Great Britain has a useful one-stop portal for accessing the various services that government provides — Directgov, which billts itself as “public services all in one place.” Brian Hoadley, who oversees product design at Directgov, said that he is currently working to develop applications that will let people do mashups of different sorts of datasets, and deliver results via mobile devices like cell phones. One ingenious inspiration was a mashup of bicycle accident data overlaid on a map, which used various data sources and accessible in multiple formats.
Hoadley also envisions Directgov providing “open spaces for data collaborators,” particularly in the emerging “cloud computing” environment which will host huge amounts of data in a central source and be readily accessible via mobile devices. Government will not just be a “publisher” of information, but a hosting platform of an “open data space.” Under this framework, application developers will be able to share prototypes of new data applications, get comments rapidly, and then iterate and innovate quickly.
A new frontier for public sector information is “hyper-local” information.
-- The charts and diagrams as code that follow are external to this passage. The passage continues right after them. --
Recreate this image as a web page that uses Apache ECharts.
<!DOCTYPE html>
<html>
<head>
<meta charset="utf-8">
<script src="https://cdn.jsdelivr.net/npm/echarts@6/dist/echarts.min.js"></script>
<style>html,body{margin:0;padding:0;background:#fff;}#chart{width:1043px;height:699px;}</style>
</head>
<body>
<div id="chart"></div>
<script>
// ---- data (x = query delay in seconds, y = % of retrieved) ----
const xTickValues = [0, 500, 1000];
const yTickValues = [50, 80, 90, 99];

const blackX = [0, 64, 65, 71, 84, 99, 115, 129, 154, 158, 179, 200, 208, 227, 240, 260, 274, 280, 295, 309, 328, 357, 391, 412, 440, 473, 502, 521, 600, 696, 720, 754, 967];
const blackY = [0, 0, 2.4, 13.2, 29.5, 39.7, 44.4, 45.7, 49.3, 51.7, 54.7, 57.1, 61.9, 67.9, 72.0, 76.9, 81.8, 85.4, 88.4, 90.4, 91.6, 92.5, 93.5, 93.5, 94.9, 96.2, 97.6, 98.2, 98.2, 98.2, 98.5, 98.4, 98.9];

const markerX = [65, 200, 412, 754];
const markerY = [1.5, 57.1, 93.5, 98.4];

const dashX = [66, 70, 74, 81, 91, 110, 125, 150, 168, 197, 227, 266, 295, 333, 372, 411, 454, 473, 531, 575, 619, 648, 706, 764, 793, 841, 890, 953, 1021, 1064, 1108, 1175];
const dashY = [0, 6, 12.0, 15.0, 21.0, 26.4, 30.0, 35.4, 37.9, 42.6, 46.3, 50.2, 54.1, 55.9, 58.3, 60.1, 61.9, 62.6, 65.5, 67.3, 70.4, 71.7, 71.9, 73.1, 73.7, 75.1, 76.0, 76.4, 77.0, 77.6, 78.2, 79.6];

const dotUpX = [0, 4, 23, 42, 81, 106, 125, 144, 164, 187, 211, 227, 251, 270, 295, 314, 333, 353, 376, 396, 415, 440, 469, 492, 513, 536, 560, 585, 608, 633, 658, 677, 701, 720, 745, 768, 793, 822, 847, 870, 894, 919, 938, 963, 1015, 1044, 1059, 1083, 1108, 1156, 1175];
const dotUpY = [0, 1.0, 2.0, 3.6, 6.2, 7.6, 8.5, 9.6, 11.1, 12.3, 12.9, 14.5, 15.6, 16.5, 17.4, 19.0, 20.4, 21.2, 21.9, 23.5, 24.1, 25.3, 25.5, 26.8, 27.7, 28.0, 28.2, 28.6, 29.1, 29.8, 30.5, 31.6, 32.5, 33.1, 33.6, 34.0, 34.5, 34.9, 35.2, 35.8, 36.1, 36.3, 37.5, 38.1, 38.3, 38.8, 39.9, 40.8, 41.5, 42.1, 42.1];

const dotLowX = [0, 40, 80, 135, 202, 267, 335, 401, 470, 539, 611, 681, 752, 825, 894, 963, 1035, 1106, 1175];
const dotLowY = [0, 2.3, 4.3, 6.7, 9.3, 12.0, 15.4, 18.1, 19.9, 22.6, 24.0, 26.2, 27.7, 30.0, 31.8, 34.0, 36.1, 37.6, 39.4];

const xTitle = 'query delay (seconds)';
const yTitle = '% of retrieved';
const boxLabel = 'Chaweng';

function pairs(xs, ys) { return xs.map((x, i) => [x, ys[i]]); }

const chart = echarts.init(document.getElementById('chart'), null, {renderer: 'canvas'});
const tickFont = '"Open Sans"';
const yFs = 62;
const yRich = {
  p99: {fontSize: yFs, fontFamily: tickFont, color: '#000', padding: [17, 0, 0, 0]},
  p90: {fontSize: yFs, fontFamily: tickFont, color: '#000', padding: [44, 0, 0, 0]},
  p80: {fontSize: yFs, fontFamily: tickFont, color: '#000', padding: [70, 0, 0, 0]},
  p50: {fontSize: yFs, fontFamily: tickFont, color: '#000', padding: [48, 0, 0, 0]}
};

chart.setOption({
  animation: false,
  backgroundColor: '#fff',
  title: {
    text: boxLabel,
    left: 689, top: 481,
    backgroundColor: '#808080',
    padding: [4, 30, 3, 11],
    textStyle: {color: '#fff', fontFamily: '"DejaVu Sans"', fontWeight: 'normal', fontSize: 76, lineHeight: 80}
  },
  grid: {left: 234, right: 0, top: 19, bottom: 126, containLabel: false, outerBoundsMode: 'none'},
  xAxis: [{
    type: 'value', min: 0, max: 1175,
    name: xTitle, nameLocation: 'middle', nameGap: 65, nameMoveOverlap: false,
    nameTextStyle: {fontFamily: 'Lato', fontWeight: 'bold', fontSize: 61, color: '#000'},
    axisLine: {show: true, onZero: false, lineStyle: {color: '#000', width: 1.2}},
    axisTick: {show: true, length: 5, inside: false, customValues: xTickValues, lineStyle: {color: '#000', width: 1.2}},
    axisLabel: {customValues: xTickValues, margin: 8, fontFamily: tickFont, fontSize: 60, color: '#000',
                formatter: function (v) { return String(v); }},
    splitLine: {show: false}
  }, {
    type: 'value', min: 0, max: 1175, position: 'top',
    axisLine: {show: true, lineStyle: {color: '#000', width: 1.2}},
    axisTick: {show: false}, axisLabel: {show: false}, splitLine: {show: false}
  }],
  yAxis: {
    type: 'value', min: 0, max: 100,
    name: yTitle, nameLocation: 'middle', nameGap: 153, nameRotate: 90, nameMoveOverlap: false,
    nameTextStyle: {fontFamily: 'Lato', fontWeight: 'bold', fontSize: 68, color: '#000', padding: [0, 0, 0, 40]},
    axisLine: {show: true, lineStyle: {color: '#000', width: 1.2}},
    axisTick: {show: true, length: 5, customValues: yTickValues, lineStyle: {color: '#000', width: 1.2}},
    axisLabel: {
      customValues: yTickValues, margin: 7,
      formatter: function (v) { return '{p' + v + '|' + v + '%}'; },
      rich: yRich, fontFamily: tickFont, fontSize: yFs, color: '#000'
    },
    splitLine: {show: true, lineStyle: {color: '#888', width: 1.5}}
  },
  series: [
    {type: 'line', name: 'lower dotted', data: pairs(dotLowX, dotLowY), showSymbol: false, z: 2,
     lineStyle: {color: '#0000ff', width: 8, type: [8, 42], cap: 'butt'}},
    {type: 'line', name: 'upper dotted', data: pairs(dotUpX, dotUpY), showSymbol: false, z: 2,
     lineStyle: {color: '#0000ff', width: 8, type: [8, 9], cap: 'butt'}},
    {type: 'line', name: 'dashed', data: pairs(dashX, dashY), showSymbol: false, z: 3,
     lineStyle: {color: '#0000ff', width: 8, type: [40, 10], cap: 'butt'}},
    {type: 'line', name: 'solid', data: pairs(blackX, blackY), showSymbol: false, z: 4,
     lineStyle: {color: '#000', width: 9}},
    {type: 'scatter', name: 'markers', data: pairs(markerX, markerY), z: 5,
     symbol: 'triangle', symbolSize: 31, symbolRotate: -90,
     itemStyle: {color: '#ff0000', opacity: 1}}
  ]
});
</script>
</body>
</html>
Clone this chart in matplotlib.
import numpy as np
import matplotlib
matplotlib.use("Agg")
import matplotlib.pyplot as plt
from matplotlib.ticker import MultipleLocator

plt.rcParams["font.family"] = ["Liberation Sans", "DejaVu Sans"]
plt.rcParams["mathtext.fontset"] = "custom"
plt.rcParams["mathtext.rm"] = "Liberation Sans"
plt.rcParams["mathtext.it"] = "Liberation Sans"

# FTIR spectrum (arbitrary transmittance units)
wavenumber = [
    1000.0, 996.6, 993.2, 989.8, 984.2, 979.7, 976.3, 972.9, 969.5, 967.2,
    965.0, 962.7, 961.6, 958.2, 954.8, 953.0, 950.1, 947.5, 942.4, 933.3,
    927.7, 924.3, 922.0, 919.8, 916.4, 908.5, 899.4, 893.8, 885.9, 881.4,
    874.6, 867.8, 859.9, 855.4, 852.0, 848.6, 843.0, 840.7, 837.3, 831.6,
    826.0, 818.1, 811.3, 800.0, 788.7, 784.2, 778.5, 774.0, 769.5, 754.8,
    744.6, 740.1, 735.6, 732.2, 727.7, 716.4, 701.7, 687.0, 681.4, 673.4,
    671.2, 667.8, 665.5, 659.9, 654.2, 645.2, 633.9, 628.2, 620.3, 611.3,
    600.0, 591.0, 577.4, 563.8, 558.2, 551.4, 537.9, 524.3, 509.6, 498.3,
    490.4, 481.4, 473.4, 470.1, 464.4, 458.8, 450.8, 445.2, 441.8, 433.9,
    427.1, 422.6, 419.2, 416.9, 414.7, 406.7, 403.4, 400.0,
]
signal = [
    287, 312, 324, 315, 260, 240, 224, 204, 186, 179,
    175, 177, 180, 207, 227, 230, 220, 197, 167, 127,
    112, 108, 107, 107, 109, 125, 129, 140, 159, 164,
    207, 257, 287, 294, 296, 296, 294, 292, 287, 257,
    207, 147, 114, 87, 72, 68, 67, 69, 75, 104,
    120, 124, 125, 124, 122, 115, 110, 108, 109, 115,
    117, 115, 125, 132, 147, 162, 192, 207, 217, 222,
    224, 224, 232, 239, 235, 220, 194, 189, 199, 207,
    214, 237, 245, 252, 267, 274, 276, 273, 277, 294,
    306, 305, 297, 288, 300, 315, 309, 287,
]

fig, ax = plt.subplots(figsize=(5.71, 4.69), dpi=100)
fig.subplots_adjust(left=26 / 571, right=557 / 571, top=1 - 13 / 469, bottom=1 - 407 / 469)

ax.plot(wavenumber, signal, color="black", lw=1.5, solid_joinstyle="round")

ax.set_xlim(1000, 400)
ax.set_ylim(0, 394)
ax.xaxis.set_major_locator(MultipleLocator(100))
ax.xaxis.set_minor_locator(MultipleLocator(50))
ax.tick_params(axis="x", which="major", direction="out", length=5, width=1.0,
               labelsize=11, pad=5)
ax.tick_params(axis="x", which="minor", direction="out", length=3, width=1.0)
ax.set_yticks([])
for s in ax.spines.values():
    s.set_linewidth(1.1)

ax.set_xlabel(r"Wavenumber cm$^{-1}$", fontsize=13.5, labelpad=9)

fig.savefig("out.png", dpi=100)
Under a new British law, some 400 local government authorities will soon have a legal obligation to publish more information about local decisionmaking. BeLocal.com — still in development — aims to provide “a simple portal to access a wide range of hyper-local information from planning alerts to traffic news, from health services to schools and from local newspapers to your local councillors and from county wide right down to parish level.” As newspapers face further economic woes, it will be interesting to see if the BeLocal model will rise to the challenge of providing better local news — or if it will be little more than a glorified community bulletin board.
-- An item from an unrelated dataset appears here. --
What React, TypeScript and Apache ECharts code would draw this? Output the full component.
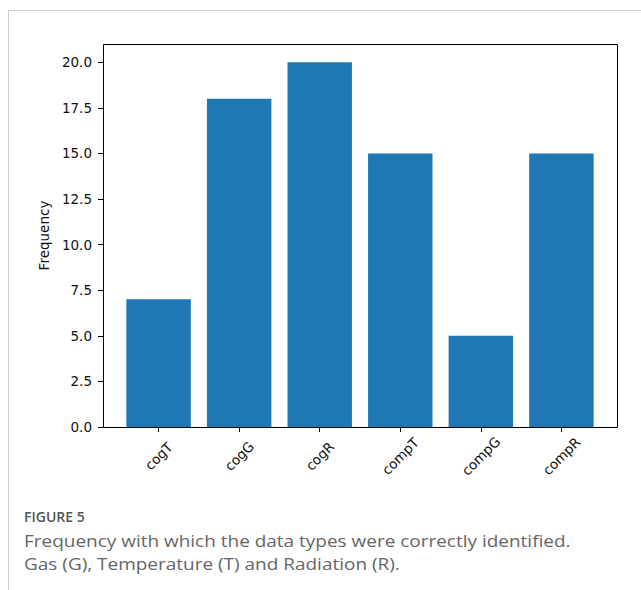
import React, { useEffect, useRef } from "react";
import * as echarts from "echarts";

// Frequency of correct identification per data type
const categories = ["cogT", "cogG", "cogR", "compT", "compG", "compR"];
const frequencies = [7, 18, 20, 15, 5, 15];
const yTicks = [0, 2.5, 5, 7.5, 10, 12.5, 15, 17.5, 20];

const captionTitle = "FIGURE 5";
const captionLines = [
  "Frequency with which the data types were correctly identified.",
  "Gas (G), Temperature (T) and Radiation (R).",
];

const W = 641;
const H = 590;

// plot frame (axes box) in pixels
const BOX_L = 103;
const BOX_R = 617;
const BOX_T = 44;
const BOX_B = 427;
// category span plus the outer margins of the bar axis
const X_SPAN = categories.length - 1 + 0.8 + 0.58;
const UNIT = (BOX_R - BOX_L) / X_SPAN;
const GRID_L = BOX_L + (0.69 - 0.5) * UNIT;
const GRID_W = categories.length * UNIT;

const AXIS_FONT = "DejaVu Sans";
const CAPTION_FONT = "Open Sans";

export default function App() {
  const ref = useRef<HTMLDivElement>(null);

  useEffect(() => {
    if (!ref.current) return;
    const chart = echarts.init(ref.current, null, { renderer: "svg" });
    chart.setOption({
      animation: false,
      backgroundColor: "#ffffff",
      grid: {
        left: GRID_L,
        width: GRID_W,
        top: BOX_T,
        bottom: H - BOX_B,
        containLabel: false,
      },
      xAxis: {
        type: "category",
        data: categories,
        axisLine: { show: false },
        axisTick: {
          show: true,
          alignWithLabel: true,
          length: 5,
          lineStyle: { color: "#000", width: 1 },
        },
        axisLabel: {
          rotate: 45,
          align: "center",
          verticalAlign: "middle",
          margin: 29,
          color: "#111",
          fontFamily: AXIS_FONT,
          fontSize: 13.5,
        },
        splitLine: { show: false },
      },
      yAxis: {
        type: "value",
        min: 0,
        max: 21,
        offset: GRID_L - BOX_L,
        name: "Frequency",
        nameLocation: "middle",
        nameRotate: 90,
        nameGap: 48,
        nameTextStyle: { color: "#111", fontFamily: AXIS_FONT, fontSize: 13.5 },
        axisLine: { show: false },
        axisTick: {
          show: true,
          length: 5,
          customValues: yTicks,
          lineStyle: { color: "#000", width: 1 },
        },
        axisLabel: {
          customValues: yTicks,
          formatter: (v: number) => v.toFixed(1),
          margin: 11,
          color: "#111",
          fontFamily: AXIS_FONT,
          fontSize: 13.5,
        },
        splitLine: { show: false },
      },
      series: [
        {
          type: "bar",
          data: frequencies,
          barWidth: "80%",
          itemStyle: { color: "#1f77b4" },
        },
      ],
      graphic: [
        {
          type: "line",
          shape: { x1: 8, y1: 10.5, x2: W, y2: 10.5 },
          style: { stroke: "#cfcfcf", lineWidth: 1 },
        },
        {
          type: "line",
          shape: { x1: 8.5, y1: 10, x2: 8.5, y2: H },
          style: { stroke: "#cfcfcf", lineWidth: 1 },
        },
        {
          type: "rect",
          z: 100,
          shape: {
            x: BOX_L + 0.5,
            y: BOX_T + 0.5,
            width: BOX_R - BOX_L,
            height: BOX_B - BOX_T,
          },
          style: { fill: "none", stroke: "#000", lineWidth: 1 },
        },
        {
          type: "text",
          x: 24,
          y: 516,
          style: {
            text: captionTitle,
            fill: "#555",
            font: `600 14px "${CAPTION_FONT}"`,
            verticalAlign: "middle",
          },
        },
        ...captionLines.map((t, i) => ({
          type: "text",
          x: 24,
          y: 540 + i * 23,
          scaleX: 1.13,
          style: {
            text: t,
            fill: "#666",
            font: `16.8px "${CAPTION_FONT}"`,
            verticalAlign: "middle",
          },
        })),
      ],
    });
    return () => chart.dispose();
  }, []);

  return (
    <div
      ref={ref}
      style={{ position: "fixed", left: 0, top: 0, width: W, height: H }}
    />
  );
}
Mathias Schindler of Wikimedia, Germany, described an ingenious collaboration between the state archive, Bundesarchiv, with Wikipedia, Germany. The archive contracted with Wikimedia (the parent project of Wikipedia) to put some 10 million of its images on Wikipedia under Creative Commons Attribution-ShareAlike licenses. The images were deliberately scaled down to 800 pixels, a lower-quality image, in order to let Bundesarchiv be able to control the original images.
Since this partnership went into effect, the Bundesarchiv has seen a huge boost in its web traffic, mostly from Wikipedia. At the same time, government offices now have links on their webpages, which is sending new traffic to Wikipedia.
The Imperial War Museum in London hosts a vast collection of photos depicting armed conflicts from WWI to the present. The museum recent put many of its images onto the Flickr Commons site as a way to make them more accessible to the public. However, because some companies are funding the digitization of the photos, they are retaining commercial rights as part of the bargain. This serves the public interest in making old, non-digitized images more generally available — yet it also limits what future entrepreneurs may do with the images (because the commercial rights are privately held). One possible solution is to require that any third-party commercial licenses be time-limited, so that the curator institution won’t lose all rights forever.
The COMMUNIA workshop had the useful effect of showcasing a wide range of projects using government or nonprofit information. It also helped validate “public sector information,” or PSI, as a challenge that will need more focused attention in coming years. To help spur that process, participants made dozens of recommendations about what needs to be done.
As part of its attempt to educate legislators and other policymakers, the COMMUNIA participants also hammered out a short consensus statement: “Public sector content and data must be made available to all without delay and presented (legally and technologically) to encourage use and re-use.” A simple concept with devilishly complicated paths to implementation.